Now, a lot of people won't care about that, but some people will definitely find that a bit freaky - especially if they have to list it on their tax forms in front of their spouses. And they
WILL have to list it, because it looks like the operators will have to provide the names of their customers as well.
Now, maybe I'm missing something, but I don't see anything specific about what kind of tax will be imposed on winnings.
Either way, that's about it for this legislation.
Summary: Reporting. Reporting. Reporting. The problem seems to stem from the fact that the individual states are each going to be wanting their piece of the pie. This bill is looking for a solution that will allow the state of Iowa to collect revenues when one of its residents bets online anywhere in America.
Therefore, this bill seems to be treating online gambling in the same manner as the purchase of prohibited substances.
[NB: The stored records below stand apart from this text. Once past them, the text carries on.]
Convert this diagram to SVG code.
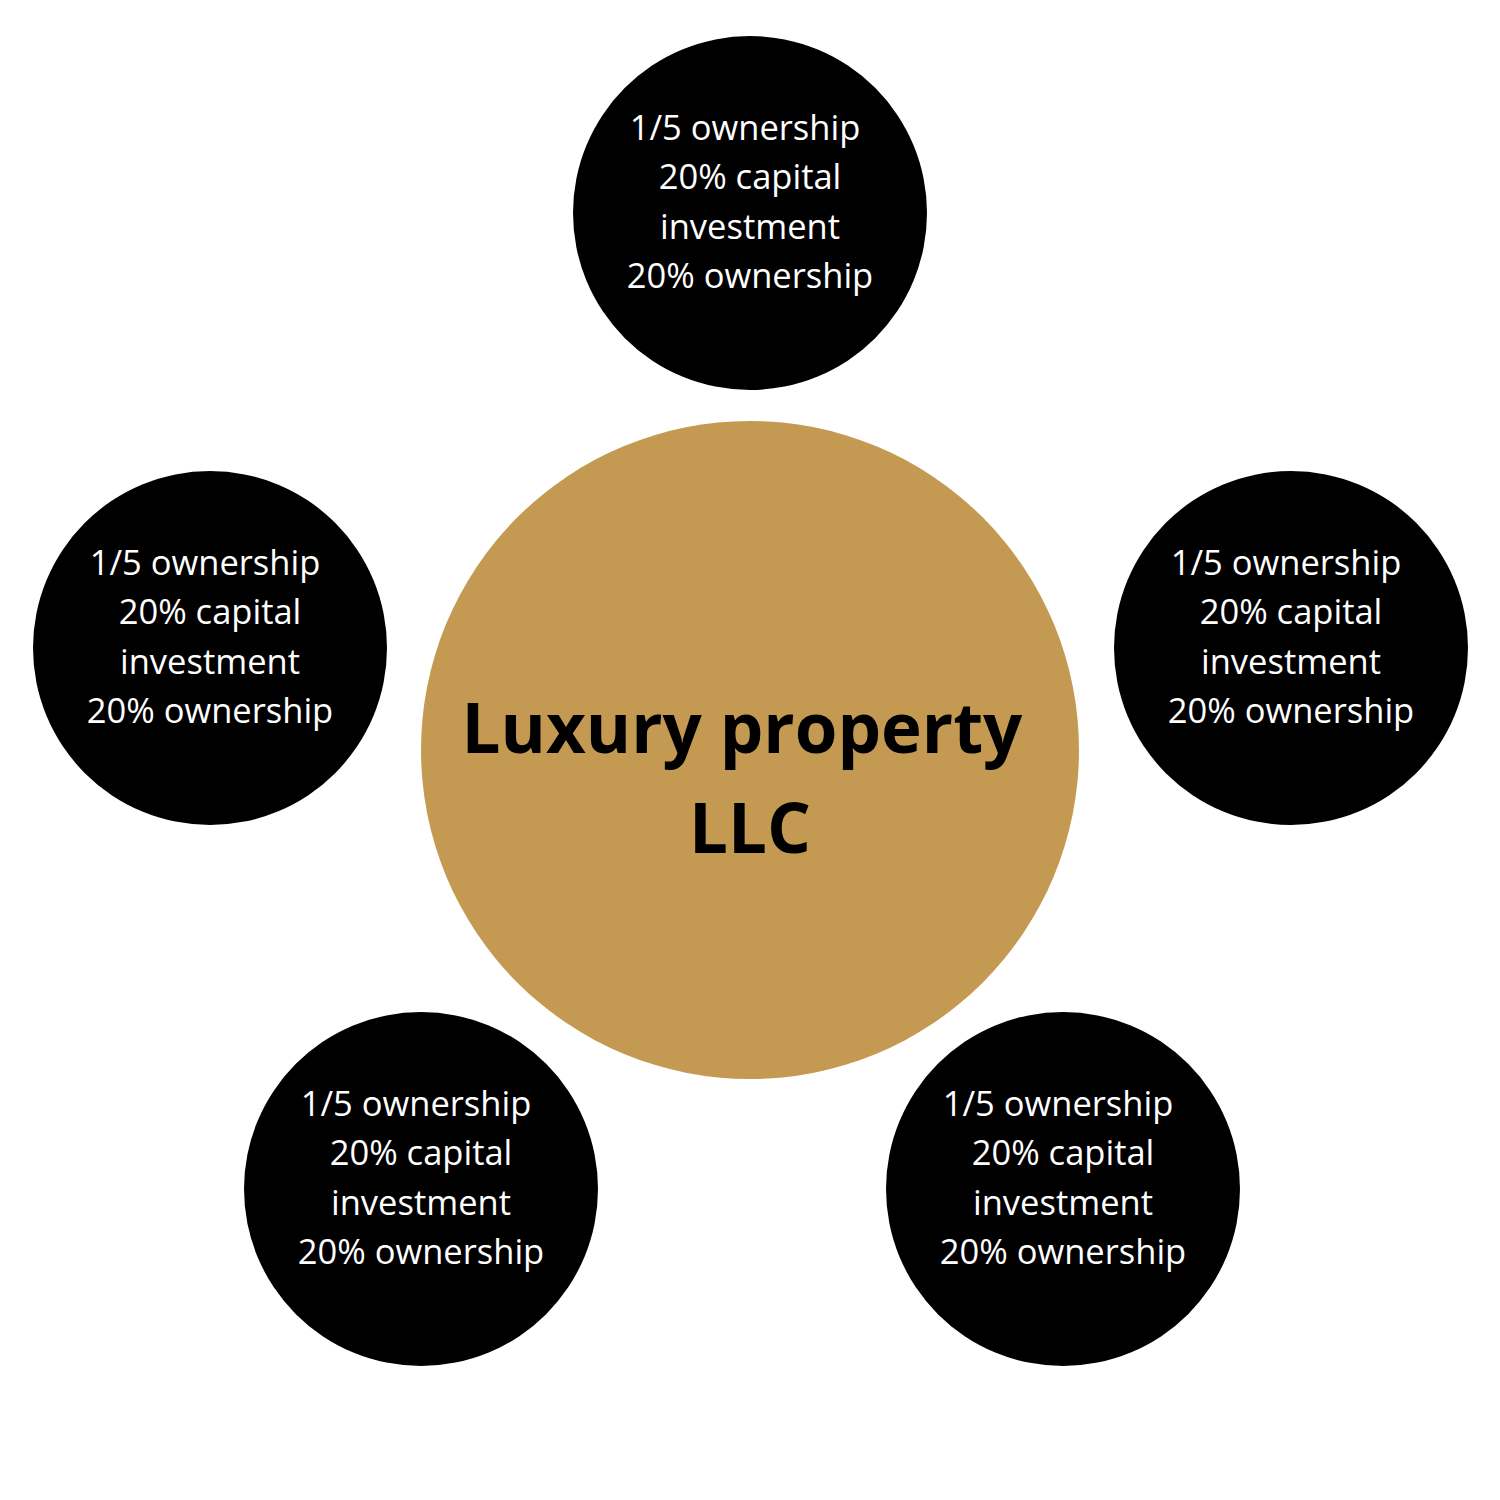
<svg xmlns="http://www.w3.org/2000/svg" width="1500" height="1500" viewBox="0 0 1500 1500">
<style>
.owner{fill:#000000}
.t{font-family:"Open Sans","Liberation Sans",sans-serif;font-size:34.5px;fill:#ffffff;text-anchor:middle}
.c{font-family:"Open Sans","Liberation Sans",sans-serif;font-size:69px;font-weight:700;fill:#000000;text-anchor:middle}
</style>
<rect width="1500" height="1500" fill="#ffffff"/>
<g id="connectors"></g>
<g id="center">
<circle cx="750" cy="750" r="329" fill="#C49A53"/>
<text class="c" x="742" y="753">Luxury property</text>
<text class="c" x="750" y="853">LLC</text>
</g>
<g id="owner-top">
<circle class="owner" cx="750" cy="213" r="177"/>
<text class="t" x="745" y="140">1/5 ownership</text>
<text class="t" x="750" y="189">20% capital</text>
<text class="t" x="750" y="239">investment</text>
<text class="t" x="750" y="288">20% ownership</text>
</g>
<g id="owner-left">
<circle class="owner" cx="210" cy="648" r="177"/>
<text class="t" x="205" y="575">1/5 ownership</text>
<text class="t" x="210" y="624">20% capital</text>
<text class="t" x="210" y="674">investment</text>
<text class="t" x="210" y="723">20% ownership</text>
</g>
<g id="owner-right">
<circle class="owner" cx="1291" cy="648" r="177"/>
<text class="t" x="1286" y="575">1/5 ownership</text>
<text class="t" x="1291" y="624">20% capital</text>
<text class="t" x="1291" y="674">investment</text>
<text class="t" x="1291" y="723">20% ownership</text>
</g>
<g id="owner-bottom-left">
<circle class="owner" cx="421" cy="1189" r="177"/>
<text class="t" x="416" y="1116">1/5 ownership</text>
<text class="t" x="421" y="1165">20% capital</text>
<text class="t" x="421" y="1215">investment</text>
<text class="t" x="421" y="1264">20% ownership</text>
</g>
<g id="owner-bottom-right">
<circle class="owner" cx="1063" cy="1189" r="177"/>
<text class="t" x="1058" y="1116">1/5 ownership</text>
<text class="t" x="1063" y="1165">20% capital</text>
<text class="t" x="1063" y="1215">investment</text>
<text class="t" x="1063" y="1264">20% ownership</text>
</g>
</svg>
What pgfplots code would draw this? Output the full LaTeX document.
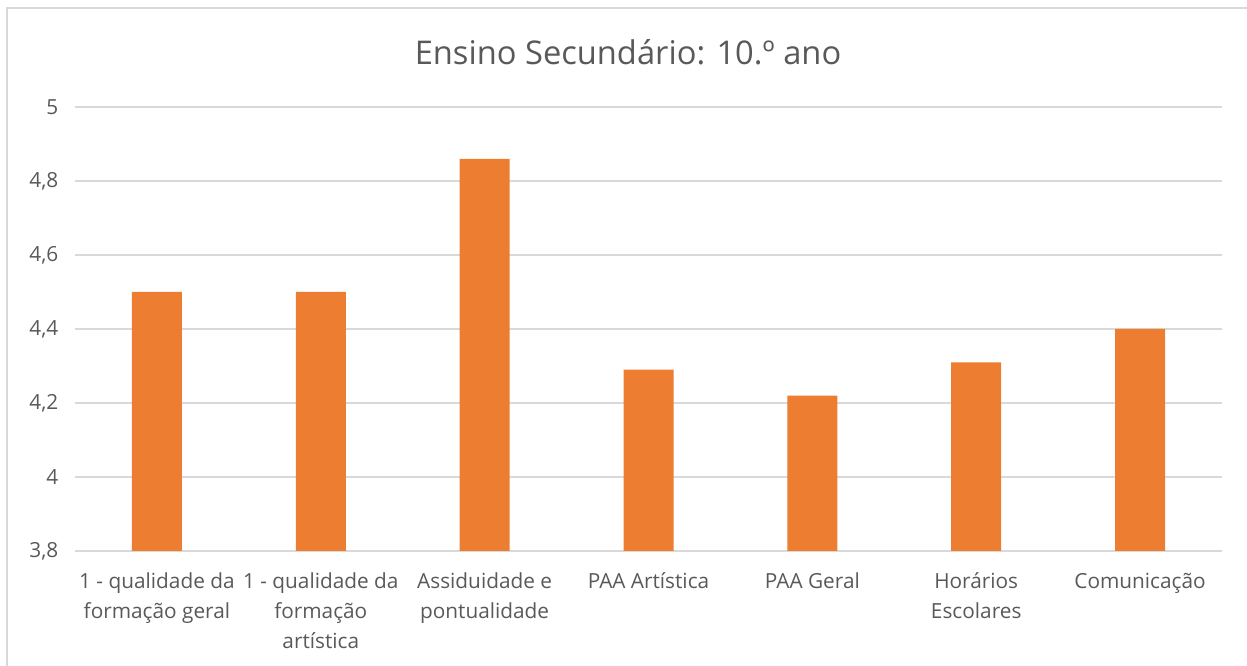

I would say that this bill will make it as hard to make a bet online as it is to purchase a gun, but that would be wrong... it'll be much harder to make an online bet.
Another swing and miss. This bill starts with a good idea, but it goes to such extremes that the end result will be that people will end up betting "illegally" simply because it is too much of a hassle to do it online.
Grade: FAILThere is an old saying, "Be careful of what you wish for, you just might get it."
These pieces of legislation are perfect examples of how a good idea can be corrupted by over-thinking the situation.
The problem is that there is already a working model for online gambling regulation in the UK, and none of the above bills seem to recognize this simple fact.
I also find the exclusion of sports gambling to be, well, a bit shocking in it's short-sighted stupidity.
So, that's it for now. I admit I'm a little disappointed, but I am going to have to evaluate whether these bills still might offer better options than the status quo.
I'll be back with more thoughts later.